Yukardan baktığın kaya oyuntuları, çıplak ufukta beliren, nereye ait olduğunu kavrayamadığın garip dağlar, hepsinin içinden geçen çeşitli renk ve dokularda vadiler, garip kentleşme… Doğanın hakimiyetinde, insanın ürettikleri ile de biçimlenmiş, tarifi ve anlaması çok zor bir “yer” Kapadokya.

Anlamak için seve seve daha çok vakit ayıracağınız. Noktalar zihninizde tam netleşmesin de boşluklar için daha çok yer kalsın diye çabalayacağınız bir yer burası.

Ürettiğimiz iş aynı anda, farklı zamanlarda bulunduğumuz, çok başka katmanları bir arada sunmayı hedefliyor. Bu bir arada, kaynaşık ya da ardışık durma hali, kısa zaman zarfında biriktirilmiş bir “Kapadokya”yı kendi öznel bakışımızdan tariflemeye yarıyor. Hiçbirisi tek başına orası değil ama hepsi birlikte, üst üste, yan yana, kendimizce bir toplam “Kapadokya” bulutu imgesi üretiyor.

Önümüzdeki yıllarda bu coğrafyada daha çok vakit geçireceğimizi bilerek, bu “yer”i anlamanın ilk adımı olarak, henüz tam derinleşmemiş bu algı bulutunu, kayıt altına alabildiğimiz katmanları ile birlikte sizlere sunuyoruz.

Etiketler

2 yorum

  • azmi-acikdil says:

    Bu yerlere bi Ömer daha gitmişti karıştırmış olabilirim hatta üç ayda bir gidiyordu gurme fotoğraflarından anladığım. O Ömer bu Ömer olmasa gerek. Çünkü gitmek isteyecek kadar özendiren güzel fotoğraflar ile bu yerleri o Ömer hiç anlatmamıştı.

    Uzun aralıklar ile bir kaç defa gittim. Ama kısa zamanda demeyeyim bu mevsim ayaz olur oralar baharda inşallah bir daha gitmek istiyorum.

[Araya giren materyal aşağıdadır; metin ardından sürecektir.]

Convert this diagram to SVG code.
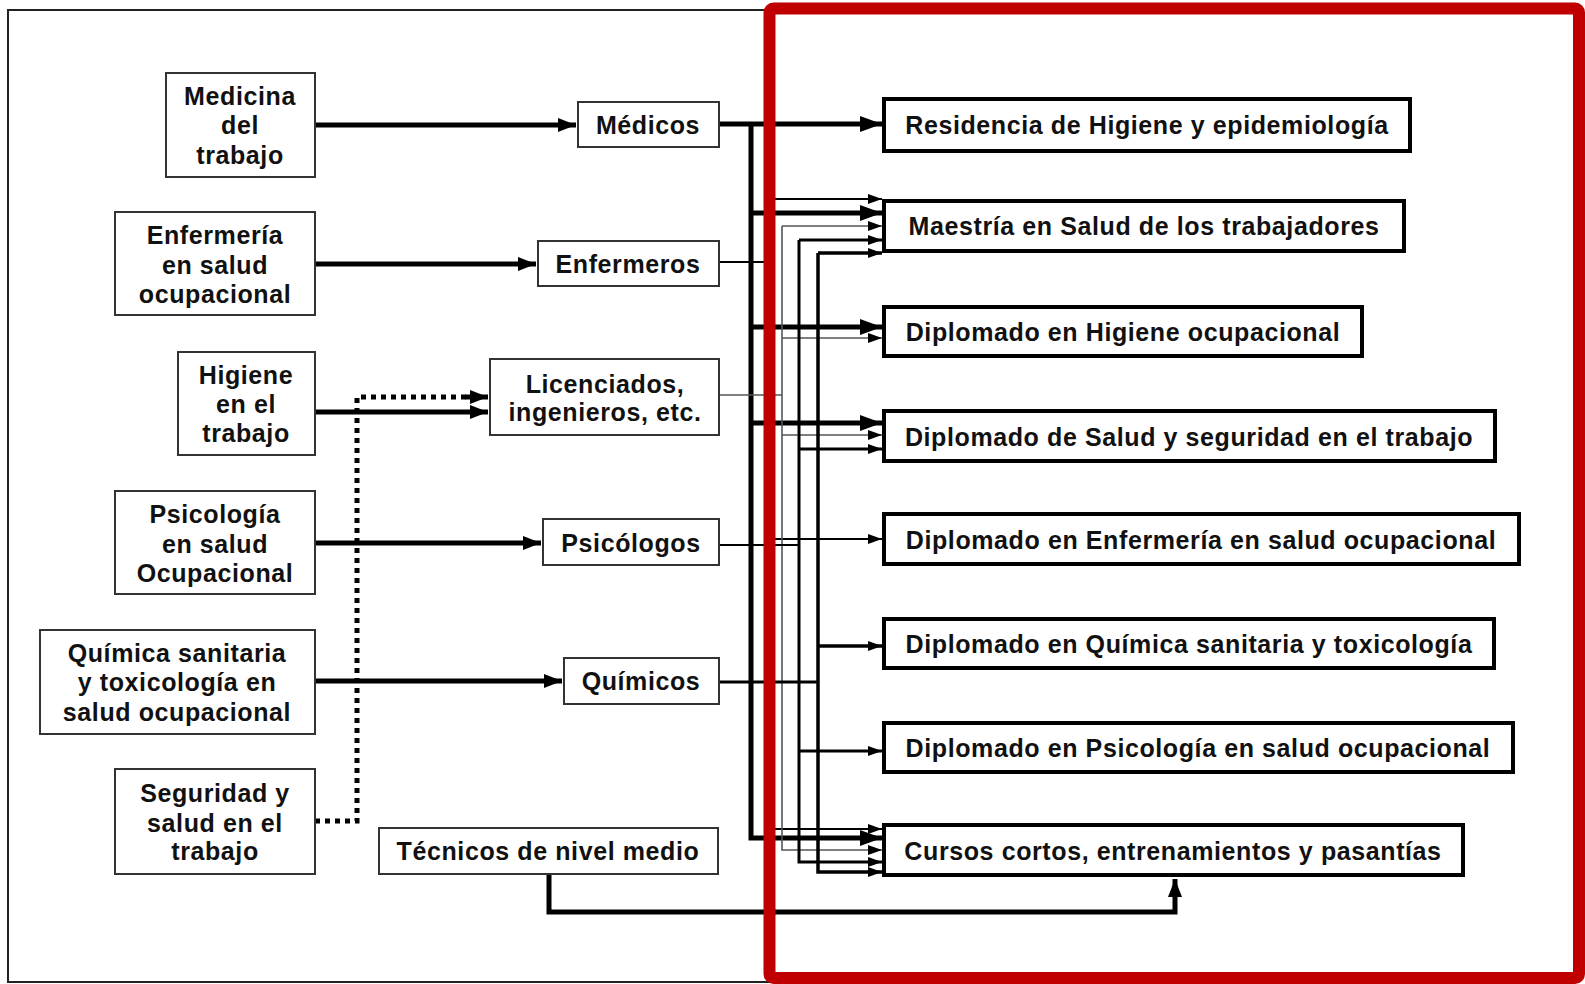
<svg xmlns="http://www.w3.org/2000/svg" width="1585" height="984" viewBox="0 0 1585 984">
<defs>
<style>
text{font-family:"Liberation Sans",Arial,sans-serif;font-weight:bold;font-size:25px;letter-spacing:0.6px;fill:#111;text-anchor:middle}
.lb{fill:#fff;stroke:#333;stroke-width:2}
.rb{fill:#fff;stroke:#000;stroke-width:4}
.c{fill:none;stroke:#000}
.w5{stroke-width:5}
.w3{stroke-width:3}
.w2{stroke-width:2}
.w15{stroke-width:1.6;stroke:#555}
</style>
<marker id="ab" markerUnits="userSpaceOnUse" markerWidth="24" markerHeight="18" refX="22" refY="9" orient="auto"><path d="M0,1 L22,9 L0,17 z" fill="#000"/></marker>
<marker id="am" markerUnits="userSpaceOnUse" markerWidth="20" markerHeight="16" refX="18" refY="8" orient="auto"><path d="M0,1 L18,8 L0,15 z" fill="#000"/></marker>
<marker id="as" markerUnits="userSpaceOnUse" markerWidth="16" markerHeight="12" refX="14" refY="6" orient="auto"><path d="M0,1 L14,6 L0,11 z" fill="#000"/></marker>
</defs>
<rect x="0" y="0" width="1585" height="984" fill="#fff"/>
<rect x="8" y="10" width="1570" height="972" fill="#fff" stroke="#222" stroke-width="2"/>

<g id="connectors">
<!-- left to middle -->
<line class="c w5" x1="315" y1="125" x2="576" y2="125" marker-end="url(#am)"/>
<line class="c w5" x1="315" y1="264" x2="536" y2="264" marker-end="url(#am)"/>
<line class="c w5" x1="315" y1="412" x2="488" y2="412" marker-end="url(#am)"/>
<polyline class="c" stroke-width="5" stroke-dasharray="5 5" points="315,821 357,821 357,397 470,397"/>
<line class="c w5" x1="465" y1="397" x2="488" y2="397" marker-end="url(#am)"/>
<line class="c w5" x1="315" y1="543" x2="541" y2="543" marker-end="url(#am)"/>
<line class="c w5" x1="315" y1="681" x2="562" y2="681" marker-end="url(#am)"/>
<!-- Medicos bus -->
<line class="c w5" x1="719" y1="124" x2="882" y2="124" marker-end="url(#ab)"/>
<polyline class="c w5" points="751,124 751,838 882,838" marker-end="url(#ab)"/>
<line class="c w5" x1="751" y1="213" x2="882" y2="213" marker-end="url(#ab)"/>
<line class="c w5" x1="751" y1="327" x2="882" y2="327" marker-end="url(#ab)"/>
<line class="c w5" x1="751" y1="423" x2="882" y2="423" marker-end="url(#ab)"/>
<!-- Enfermeros bus -->
<line class="c w2" x1="719" y1="262" x2="769" y2="262"/>
<polyline class="c w2" points="882,199 769,199 769,829 882,829" marker-end="url(#as)" marker-start="none"/>
<line class="c w2" x1="769" y1="199" x2="882" y2="199" marker-end="url(#as)"/>
<line class="c w2" x1="769" y1="539" x2="882" y2="539" marker-end="url(#as)"/>
<!-- Licenciados bus -->
<line class="c w15" x1="719" y1="395" x2="782" y2="395"/>
<polyline class="c w15" points="782,226 782,850 882,850" marker-end="url(#as)"/>
<line class="c w15" x1="782" y1="226" x2="882" y2="226" marker-end="url(#as)"/>
<line class="c w15" x1="782" y1="338" x2="882" y2="338" marker-end="url(#as)"/>
<line class="c w15" x1="782" y1="435" x2="882" y2="435" marker-end="url(#as)"/>
<!-- Psicologos bus -->
<line class="c w2" x1="719" y1="545" x2="799" y2="545"/>
<polyline class="c w3" points="799,240 799,862 882,862" marker-end="url(#as)"/>
<line class="c w3" x1="799" y1="240" x2="882" y2="240" marker-end="url(#as)"/>
<line class="c w3" x1="799" y1="449" x2="882" y2="449" marker-end="url(#as)"/>
<line class="c w3" x1="799" y1="751" x2="882" y2="751" marker-end="url(#as)"/>
<!-- Quimicos bus -->
<line class="c w3" x1="719" y1="682" x2="818" y2="682"/>
<polyline class="c" stroke-width="3.5" points="818,253 818,872 882,872" marker-end="url(#as)"/>
<line class="c" stroke-width="3.5" x1="818" y1="253" x2="882" y2="253" marker-end="url(#as)"/>
<line class="c" stroke-width="3.5" x1="818" y1="646" x2="882" y2="646" marker-end="url(#as)"/>
<!-- Tecnicos -->
<polyline class="c w5" points="549,874 549,912 1175,912 1175,879" marker-end="url(#am)"/>
</g>

<g id="n-medicina"><rect class="lb" x="166" y="73" width="149" height="104"/><text x="240" y="105">Medicina</text><text x="240" y="134">del</text><text x="240" y="164">trabajo</text></g>
<g id="n-enfermeria"><rect class="lb" x="115" y="212" width="200" height="103"/><text x="215" y="244">Enfermería</text><text x="215" y="274">en salud</text><text x="215" y="303">ocupacional</text></g>
<g id="n-higiene"><rect class="lb" x="178" y="352" width="137" height="103"/><text x="246" y="384">Higiene</text><text x="246" y="413">en el</text><text x="246" y="442">trabajo</text></g>
<g id="n-psicologia"><rect class="lb" x="115" y="491" width="200" height="103"/><text x="215" y="523">Psicología</text><text x="215" y="553">en salud</text><text x="215" y="582">Ocupacional</text></g>
<g id="n-quimica"><rect class="lb" x="40" y="630" width="275" height="104"/><text x="177" y="662">Química sanitaria</text><text x="177" y="691">y toxicología en</text><text x="177" y="721">salud ocupacional</text></g>
<g id="n-seguridad"><rect class="lb" x="115" y="769" width="200" height="105"/><text x="215" y="802">Seguridad y</text><text x="215" y="832">salud en el</text><text x="215" y="860">trabajo</text></g>

<g id="n-medicos"><rect class="lb" x="578" y="102" width="141" height="45"/><text x="648" y="134">Médicos</text></g>
<g id="n-enfermeros"><rect class="lb" x="538" y="241" width="181" height="45"/><text x="628" y="273">Enfermeros</text></g>
<g id="n-licenciados"><rect class="lb" x="490" y="359" width="229" height="76"/><text x="605" y="393">Licenciados,</text><text x="605" y="421">ingenieros, etc.</text></g>
<g id="n-psicologos"><rect class="lb" x="543" y="519" width="176" height="46"/><text x="631" y="552">Psicólogos</text></g>
<g id="n-quimicos"><rect class="lb" x="564" y="658" width="155" height="46"/><text x="641" y="690">Químicos</text></g>
<g id="n-tecnicos"><rect class="lb" x="379" y="828" width="339" height="46"/><text x="548" y="860">Técnicos de nivel medio</text></g>

<g id="n-residencia"><rect class="rb" x="884" y="99" width="526" height="52"/><text x="1147" y="134">Residencia de Higiene y epidemiología</text></g>
<g id="n-maestria"><rect class="rb" x="884" y="201" width="520" height="50"/><text x="1144" y="235">Maestría en Salud de los trabajadores</text></g>
<g id="n-dhigiene"><rect class="rb" x="884" y="307" width="478" height="49"/><text x="1123" y="341">Diplomado en Higiene ocupacional</text></g>
<g id="n-dsalud"><rect class="rb" x="884" y="411" width="611" height="50"/><text x="1189" y="446">Diplomado de Salud y seguridad en el trabajo</text></g>
<g id="n-denfermeria"><rect class="rb" x="884" y="514" width="635" height="50"/><text x="1201" y="549">Diplomado en Enfermería en salud ocupacional</text></g>
<g id="n-dquimica"><rect class="rb" x="884" y="619" width="610" height="49"/><text x="1189" y="653">Diplomado en Química sanitaria y toxicología</text></g>
<g id="n-dpsicologia"><rect class="rb" x="884" y="723" width="629" height="49"/><text x="1198" y="757">Diplomado en Psicología en salud ocupacional</text></g>
<g id="n-cursos"><rect class="rb" x="884" y="825" width="579" height="50"/><text x="1173" y="860">Cursos cortos, entrenamientos y pasantías</text></g>

<rect x="769.5" y="8.5" width="809.5" height="969.5" rx="4" fill="none" stroke="#c00000" stroke-width="12"/>
</svg>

    Bizim Ege bölgesinde Manisa;nın Kula;sında da topoğrafik özelliği olan UNESCO belgeli bi jeoparkımız var Türkiye;nin ilk jeoparkı. Şimdi bu bölgede ilgi çekmeye başladı ve turların güzergahına rotasına girdi. Adına Kuladokya demeye başlamışlar. Ben pek tutmadım beğenmedim bu ismi. Kapadokya;nın üstüne başka bir dokya tanımadığım gibi Kula jeoparkının üstüne de başka bir Katakakeumene tanımam.
    Bizim ki yakıştırmak isteseniz de durmaz söylemesi bile zor bir kaç söylemeden sonra telaffuz edilebiliyor, İşte o zamanda akılda kalıyor. KATAKEKAUMENE=YANIK ÜLKE.

  • azmi-acikdil says:

    Her iki Ömer arkadaş ve kardeşlerim kusura bakmasınlar mimari ortamda böyle daha samimi olunuyor diye ismen hitap ettim. Ne de olsa Arkitera biz mimarların dost ortamı.